**Task details**
Print, word for word, every line from the beginning of the listing up to and including the line with "var chart = echarts.init(document.getElementById('main'));". Pictures are to be excluded.

═══ Dataset extract

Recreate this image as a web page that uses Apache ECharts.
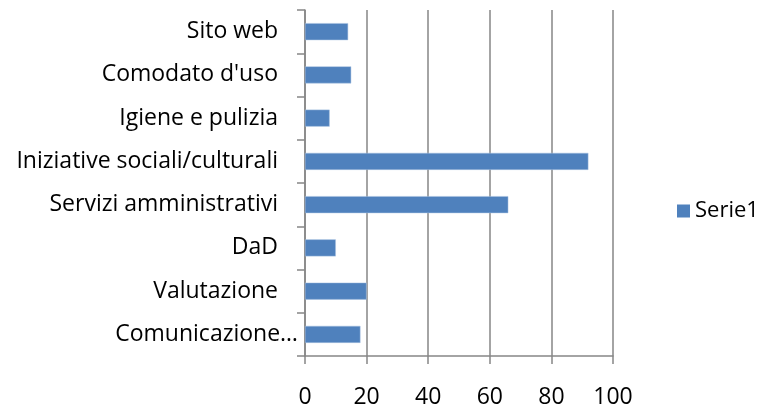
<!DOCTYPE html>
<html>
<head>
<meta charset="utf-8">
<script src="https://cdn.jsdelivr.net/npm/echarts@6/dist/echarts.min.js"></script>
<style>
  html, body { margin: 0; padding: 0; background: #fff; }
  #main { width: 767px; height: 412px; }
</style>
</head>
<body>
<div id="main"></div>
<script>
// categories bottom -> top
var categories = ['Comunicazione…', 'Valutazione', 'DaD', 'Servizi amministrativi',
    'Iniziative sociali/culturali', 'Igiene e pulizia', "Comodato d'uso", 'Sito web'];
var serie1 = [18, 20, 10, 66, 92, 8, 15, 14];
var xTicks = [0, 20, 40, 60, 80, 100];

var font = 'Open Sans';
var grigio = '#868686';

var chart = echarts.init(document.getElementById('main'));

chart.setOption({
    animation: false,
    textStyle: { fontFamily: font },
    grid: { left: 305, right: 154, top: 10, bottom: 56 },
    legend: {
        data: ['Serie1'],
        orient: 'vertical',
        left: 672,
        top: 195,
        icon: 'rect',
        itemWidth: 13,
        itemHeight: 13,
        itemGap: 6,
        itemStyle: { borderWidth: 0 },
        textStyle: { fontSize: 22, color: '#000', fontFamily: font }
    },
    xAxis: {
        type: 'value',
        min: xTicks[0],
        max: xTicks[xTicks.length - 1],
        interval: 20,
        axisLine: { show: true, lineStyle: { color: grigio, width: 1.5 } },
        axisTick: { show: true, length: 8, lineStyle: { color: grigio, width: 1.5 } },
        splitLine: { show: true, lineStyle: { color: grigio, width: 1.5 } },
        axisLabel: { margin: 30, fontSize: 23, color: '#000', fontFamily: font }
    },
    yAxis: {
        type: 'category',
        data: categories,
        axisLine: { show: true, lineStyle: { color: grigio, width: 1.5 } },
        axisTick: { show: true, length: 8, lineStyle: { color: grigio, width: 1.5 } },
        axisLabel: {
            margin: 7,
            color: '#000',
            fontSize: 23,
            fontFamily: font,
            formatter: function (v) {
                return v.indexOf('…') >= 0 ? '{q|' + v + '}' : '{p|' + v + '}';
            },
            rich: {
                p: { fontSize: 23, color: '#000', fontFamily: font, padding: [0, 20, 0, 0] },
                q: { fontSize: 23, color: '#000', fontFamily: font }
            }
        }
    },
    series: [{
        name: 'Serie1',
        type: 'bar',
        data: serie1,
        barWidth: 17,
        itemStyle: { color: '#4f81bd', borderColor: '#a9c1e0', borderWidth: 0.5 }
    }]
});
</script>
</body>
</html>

══════

**Complete answer**
Recreate this image as a web page that uses Apache ECharts.
<!DOCTYPE html>
<html>
<head>
<meta charset="utf-8">
<script src="https://cdn.jsdelivr.net/npm/echarts@6/dist/echarts.min.js"></script>
<style>
  html, body { margin: 0; padding: 0; background: #fff; }
  #main { width: 767px; height: 412px; }
</style>
</head>
<body>
<div id="main"></div>
<script>
// categories bottom -> top
var categories = ['Comunicazione…', 'Valutazione', 'DaD', 'Servizi amministrativi',
    'Iniziative sociali/culturali', 'Igiene e pulizia', "Comodato d'uso", 'Sito web'];
var serie1 = [18, 20, 10, 66, 92, 8, 15, 14];
var xTicks = [0, 20, 40, 60, 80, 100];

var font = 'Open Sans';
var grigio = '#868686';

var chart = echarts.init(document.getElementById('main'));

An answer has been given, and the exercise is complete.